Looking at the configuration of @NGiannis, the /ip ipsec mode-config row for the Windows peer does exist and the corresponding /ip ipsec identity refers to it, but the screenshot shows that the Windows server did not provide a “mode-config” (the name is different in IKEv2 vernacular but the purpose is the same) response and requested creation of a policy with a 0.0.0.0/0<->0.0.0.0/0 traffic selector. Such a policy intercepts anything, including a packet from the Mikrotik itself to a device in any network connected to it directly, such as 192.168.50.0/24 in this case.

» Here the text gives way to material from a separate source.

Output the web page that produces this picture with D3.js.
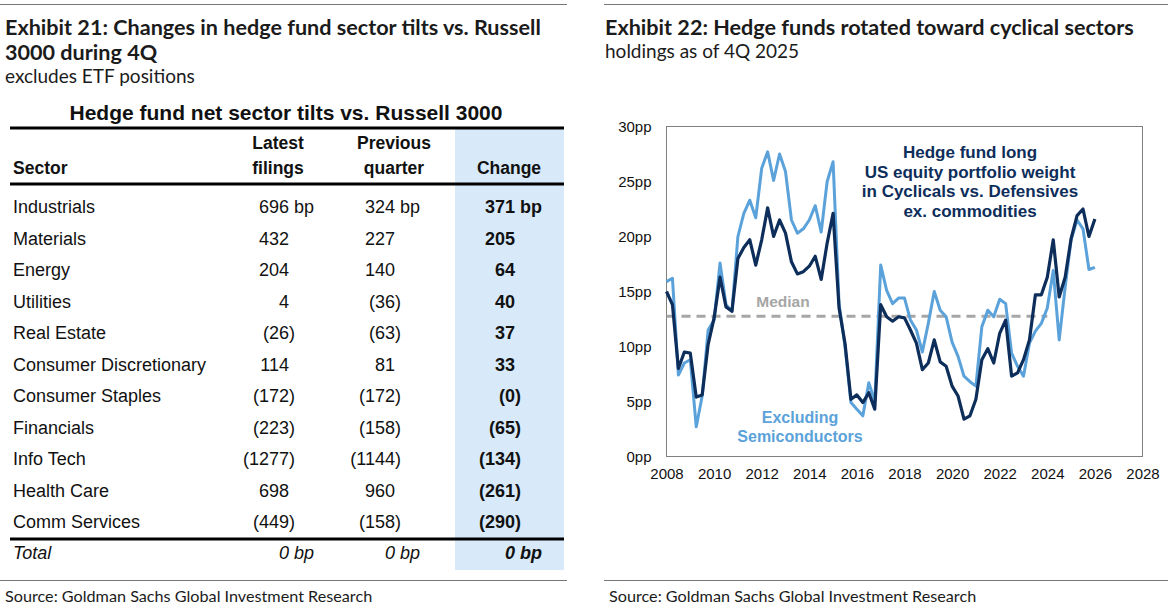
<!DOCTYPE html>
<html>
<head>
<meta charset="utf-8">
<script src="https://cdn.jsdelivr.net/npm/d3@7"></script>
<style>
  html, body { margin: 0; padding: 0; background: #fff; }
  svg { display: block; }
  .ttl { font-family: Lato, "Noto Sans", sans-serif; fill: #1b1b1b; }
  .tbl { font-family: "Liberation Sans", Arial, sans-serif; fill: #111; }
  .ax  { font-family: "Liberation Sans", Arial, sans-serif; fill: #111; font-size: 15px; }
</style>
</head>
<body>
<svg id="page" width="1173" height="615"></svg>
<script>
// ---- Exhibit 21 table data (bp)
const sectors  = ["Industrials","Materials","Energy","Utilities","Real Estate","Consumer Discretionary",
                  "Consumer Staples","Financials","Info Tech","Health Care","Comm Services"];
const latest   = [696, 432, 204, 4, -26, 114, -172, -223, -1277, 698, -449];
const previous = [324, 227, 140, -36, -63, 81, -172, -158, -1144, 960, -158];
const change   = [371, 205, 64, 40, 37, 33, -0, -65, -134, -261, -290];
const totals   = [0, 0, 0];

// ---- Exhibit 22 series (pp), quarterly from 2008
const firstYear = 2008;
const hfLong = [15.0,13.8,8.0,9.5,9.4,5.4,5.6,10.2,12.6,16.3,13.6,13.2,18.0,19.0,19.7,17.4,19.7,22.6,20.0,21.5,
  20.3,17.7,16.6,16.8,17.3,18.2,16.1,19.4,22.1,13.5,10.3,5.2,5.6,4.9,5.8,4.3,13.8,12.7,12.3,12.7,
  12.6,11.5,10.3,7.9,8.5,10.6,8.6,8.2,6.4,5.5,3.4,3.7,5.2,8.8,9.8,8.5,11.2,12.4,7.3,7.6,
  8.8,10.6,14.7,14.7,16.3,19.7,14.5,16.3,19.8,21.9,22.5,20.0,21.6];
const exSemis = [15.9,16.2,7.4,8.5,8.8,2.7,5.5,11.5,12.4,17.6,13.8,13.2,20.0,22.1,23.3,21.7,26.2,27.7,25.1,27.5,
  25.9,21.5,20.3,20.7,21.5,22.8,20.4,25.0,26.8,13.9,10.0,4.9,4.3,3.7,6.7,5.0,17.4,15.1,13.9,14.4,
  14.4,12.4,11.5,9.5,12.1,15.0,13.3,12.7,10.4,9.1,7.3,6.8,6.4,11.8,13.3,12.7,14.3,13.9,9.4,8.2,
  7.3,10.3,11.4,12.1,13.5,16.9,10.6,15.4,19.7,21.5,20.7,17.0,17.2];
const median = 12.75, medianSpan = [2008, 2024];
const yTicks = [0, 5, 10, 15, 20, 25, 30];
const xTicks = [2008, 2010, 2012, 2014, 2016, 2018, 2020, 2022, 2024, 2026, 2028];

const svg = d3.select("#page");

// ---------- frame rules + titles
[[0, 567], [604, 1168]].forEach(([a, b]) => {
  svg.append("line").attr("x1", a).attr("x2", b).attr("y1", 4.5).attr("y2", 4.5).attr("stroke", "#777");
  svg.append("line").attr("x1", a).attr("x2", b).attr("y1", 580.5).attr("y2", 580.5).attr("stroke", "#777");
  svg.append("text").attr("class", "ttl").attr("x", a + 5).attr("y", 602).style("font-size", "16.2px")
    .text("Source: Goldman Sachs Global Investment Research");
});
const bigT = (x, y, t) => svg.append("text").attr("class", "ttl").attr("x", x).attr("y", y)
  .style("font-size", "21.6px").style("font-weight", 700).text(t);
const subT = (x, y, t) => svg.append("text").attr("class", "ttl").attr("x", x).attr("y", y)
  .style("font-size", "19px").text(t);
bigT(5, 35, "Exhibit 21: Changes in hedge fund sector tilts vs. Russell");
bigT(5, 60, "3000 during 4Q");
subT(5, 83, "excludes ETF positions");
bigT(605, 35, "Exhibit 22: Hedge funds rotated toward cyclical sectors");
subT(605, 58, "holdings as of 4Q 2025");

// ---------- table
const T = svg.append("g").attr("class", "tbl");
const colX = { latest: 289, previous: 395, change: 515 };
const rowY = d3.scalePoint().domain(sectors).range([213, 528]);

T.append("rect").attr("x", 455).attr("y", 128).attr("width", 109).attr("height", 442).attr("fill", "#d8eafa");
T.append("text").attr("x", 286).attr("y", 120).attr("text-anchor", "middle")
  .style("font-size", "21px").style("font-weight", 700).text("Hedge fund net sector tilts vs. Russell 3000");
[128, 184, 539].forEach(y => T.append("rect").attr("x", 10).attr("y", y - 1.5).attr("width", 554).attr("height", 3).attr("fill", "#000"));

const hdr = T.append("g").style("font-size", "17.5px").style("font-weight", 700);
hdr.append("text").attr("x", 13).attr("y", 174).text("Sector");
[["Latest", "filings", 278], ["Previous", "quarter", 394]].forEach(([a, b, x]) => {
  hdr.append("text").attr("x", x).attr("y", 149).attr("text-anchor", "middle").text(a);
  hdr.append("text").attr("x", x).attr("y", 174).attr("text-anchor", "middle").text(b);
});
hdr.append("text").attr("x", 509).attr("y", 174).attr("text-anchor", "middle").text("Change");

// accounting-style cell: digits right-aligned at x, ")" or " bp" hangs after
function cell(g, x, y, v, unit) {
  const neg = v < 0 || Object.is(v, -0);
  g.append("text").attr("x", x).attr("y", y).attr("text-anchor", "end").text((neg ? "(" : "") + Math.abs(v));
  const tail = (neg ? ")" : "") + (unit ? "\u00a0bp" : "");
  if (tail) g.append("text").attr("x", x).attr("y", y).text(tail);
}

const body = T.append("g").style("font-size", "18px");
sectors.forEach((s, i) => {
  const y = rowY(s);
  body.append("text").attr("x", 13).attr("y", y).text(s);
  cell(body, colX.latest, y, latest[i], i === 0);
  cell(body, colX.previous, y, previous[i], i === 0);
  const b = body.append("g").style("font-weight", 700);
  cell(b, colX.change, y, change[i], i === 0);
});
const tot = T.append("g").style("font-size", "18px").style("font-style", "italic");
tot.append("text").attr("x", 13).attr("y", 559).text("Total");
cell(tot, colX.latest, 559, totals[0], true);
cell(tot, colX.previous, 559, totals[1], true);
cell(tot.append("g").style("font-weight", 700), colX.change, 559, totals[2], true);

// ---------- line chart
const x = d3.scaleLinear().domain([2008, 2028]).range([666.5, 1142.5]);
const y = d3.scaleLinear().domain([0, 30]).range([456.5, 126.5]);
const C = svg.append("g");

C.append("rect").attr("x", x(2008)).attr("y", y(30)).attr("width", x(2028) - x(2008)).attr("height", y(0) - y(30))
  .attr("fill", "none").attr("stroke", "#808080").attr("stroke-width", 1);

C.append("g").attr("class", "ax").attr("transform", `translate(0,${y(0)})`)
  .call(d3.axisBottom(x).tickValues(xTicks).tickFormat(d3.format("d")).tickSize(0).tickPadding(12))
  .call(g => g.select(".domain").remove())
  .selectAll("text").attr("class", "ax").attr("fill", "#111");
C.append("g").attr("class", "ax").attr("transform", `translate(${x(2008)},0)`)
  .call(d3.axisLeft(y).tickValues(yTicks).tickFormat(d => d + "pp").tickSize(0).tickPadding(15))
  .call(g => g.select(".domain").remove())
  .selectAll("text").attr("class", "ax").attr("fill", "#111");

const dates = hfLong.map((_, i) => firstYear + i / 4);
const line = d3.line().x((d, i) => x(dates[i])).y(d => y(d));

C.append("line").attr("x1", x(medianSpan[0])).attr("x2", x(medianSpan[1]))
  .attr("y1", y(median)).attr("y2", y(median))
  .attr("stroke", "#a6a6a6").attr("stroke-width", 3).attr("stroke-dasharray", "9,6");
C.append("path").datum(exSemis).attr("d", line).attr("fill", "none")
  .attr("stroke", "#5ba2da").attr("stroke-width", 3).attr("stroke-linejoin", "round");
C.append("path").datum(hfLong).attr("d", line).attr("fill", "none")
  .attr("stroke", "#0d2d5a").attr("stroke-width", 3.2).attr("stroke-linejoin", "round");

const ann = C.append("g").attr("class", "tbl").style("font-weight", 700);
["Hedge fund long", "US equity portfolio weight", "in Cyclicals vs. Defensives", "ex. commodities"]
  .forEach((t, i) => ann.append("text").attr("x", 970).attr("y", 158 + i * 19.5).attr("text-anchor", "middle")
    .style("font-size", "17px").style("fill", "#0d2d5a").text(t));
ann.append("text").attr("x", 783).attr("y", 307).attr("text-anchor", "middle")
  .style("font-size", "15.5px").style("fill", "#a6a6a6").text("Median");
ann.append("text").attr("x", 800).attr("y", 423).attr("text-anchor", "middle")
  .style("font-size", "16px").style("fill", "#5ba2da").text("Excluding");
ann.append("text").attr("x", 800).attr("y", 442).attr("text-anchor", "middle")
  .style("font-size", "16px").style("fill", "#5ba2da").text("Semiconductors");
</script>
</body>
</html>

So to maintain accessibility of the Mikrotik from LAN once the IPsec connection to the Windows server gets established, you have to add a policy with traffic selector src-address=192.168.50.0/24 dst-address=192.168.50.0/24 and action=none before (above) the policy template in group VPN (the one the identity for the Windows peer refers to). Matching of packets against IPsec policies is done exactly the same way like matching them against firewall rules, i.e. starting from the first (topmost) one down until the first match is found or until the list ends, so packets from Mikrotik itself to a host in its LAN subnet will be prevented from reaching the policy created dynamically from the template in the VPN group.
@Yanik, if adjusting the above to your configuration is not sufficient, follow the suggestion of @TheCat12 to post an anonymised export of your configuration.